Turkish foreign policy has one immediate aim, and one more general long-term aim. The immediate aim, since the Kurdish successes against ISIS in Northern Syria two years ago, is to prevent the establishment of a Kurdish state across the border. If such a state emerges, it would mean all of the long Turkish border in the south, with Iraq and Syria, would have Kurdish states on the other side. Turkey was unable to prevent the Kurdish entity in Northern Iraq, because America wanted it. They have had to come to terms with it, and have managed to establish reasonably good relations with the Barzani administration. However, the Kurdish entity that is emerging in Syria is an altogether different matter: it is run by the PKK. The Turkish state faces a situation where it will be neighbours with the organisation which it is fighting against within its own borders. It is in order to stop this from becoming reality that the Turkish army has gone into Syria. It is also for this reason that the government put an end to the peace process and opened war against the Kurdish movement within Turkey.
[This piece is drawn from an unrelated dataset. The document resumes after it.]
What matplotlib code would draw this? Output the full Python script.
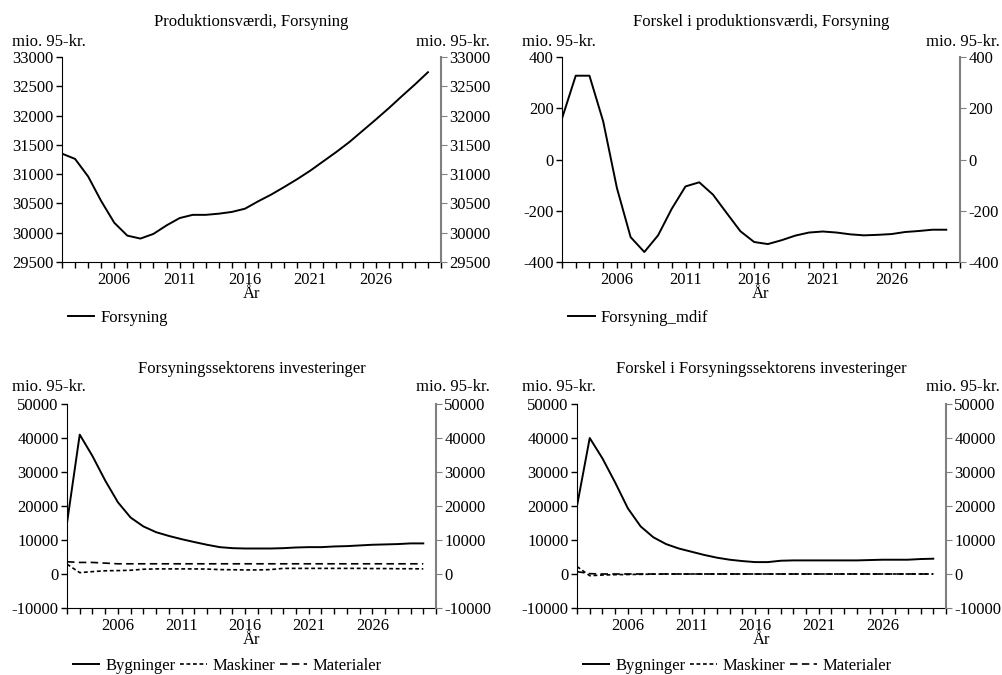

The more general longer-term aim of Turkish policy is to become the biggest player in the region. This appeared a more realistic perspective a few years ago, before the failure of the Syrian revolution led to complete chaos in the country. Now, with Washington supporting the Syrian Kurds as the only effective force fighting against ISIS, and Russia supporting Assad, Turkey has been cut down to size.
The HDP chairman Demirtaş spoke of the “power of the street” after the coup attempt. Why does only Erdoğan get his followers on the street, but his opponents do not? Why is there no mass movement for peace?
The coup attempt was repulsed by thousands of people who took to the streets and stood against the tanks. This had never happened before and the plotters did not expect it. Many (but not all) of the people in the streets were AKP supporters. It is important to understand that whatever the personal motivation of each individual, stopping the coup was objectively a great victory for democracy. Unfortunately, neither the HDP nor the left could see this. Because some of the people in the streets were religious and calls were issued from the mosques to stop the tanks, the left saw the crowds as “reactionary”. Demirtaş’s first statement was “We will not leave the streets to the ISIS mentality”. He corrected this within a few days and supported the crowd, but it shows you what his instinctive response was. Most of the left had the same response. Some of them not only failed to support and join the crowds, but they actually felt threatened by the people in the streets.
Building a mass movement for peace is very difficult. It is what we keep trying to do, one of our main priorities. But it is difficult when several Turkish soldiers die every single day, they are hailed as “martyrs against PKK terrorism”, and the government uses all the means at its disposal to whip up Turkish nationalism. The fact that most of the left is so distant and detached from ordinary working people does not help.
What should the left actually do?
Erdoğan’s popularity was very high before the coup. After it, he has become even more popular, his support probably reaching nearly 60%. In these circumstances, the constant and almost personal attacks on him are completely pointless. What we need to do is to drive a wedge between him and his poor, working class base, without insulting him or the people who vote for him. We need to argue that democracy and peace and the rule of law must not be trampled upon because everyone needs these things. We need to make sure that we are seen not to support Erdoğan’s overthrow by the military, that we do not support the Kemalist state, that we are not Islamophobic. I have no doubt that very many people who voted for Erdoğan must be unhappy and worried about some of his policies, about the war, about democracy. We need to be able to reach these people.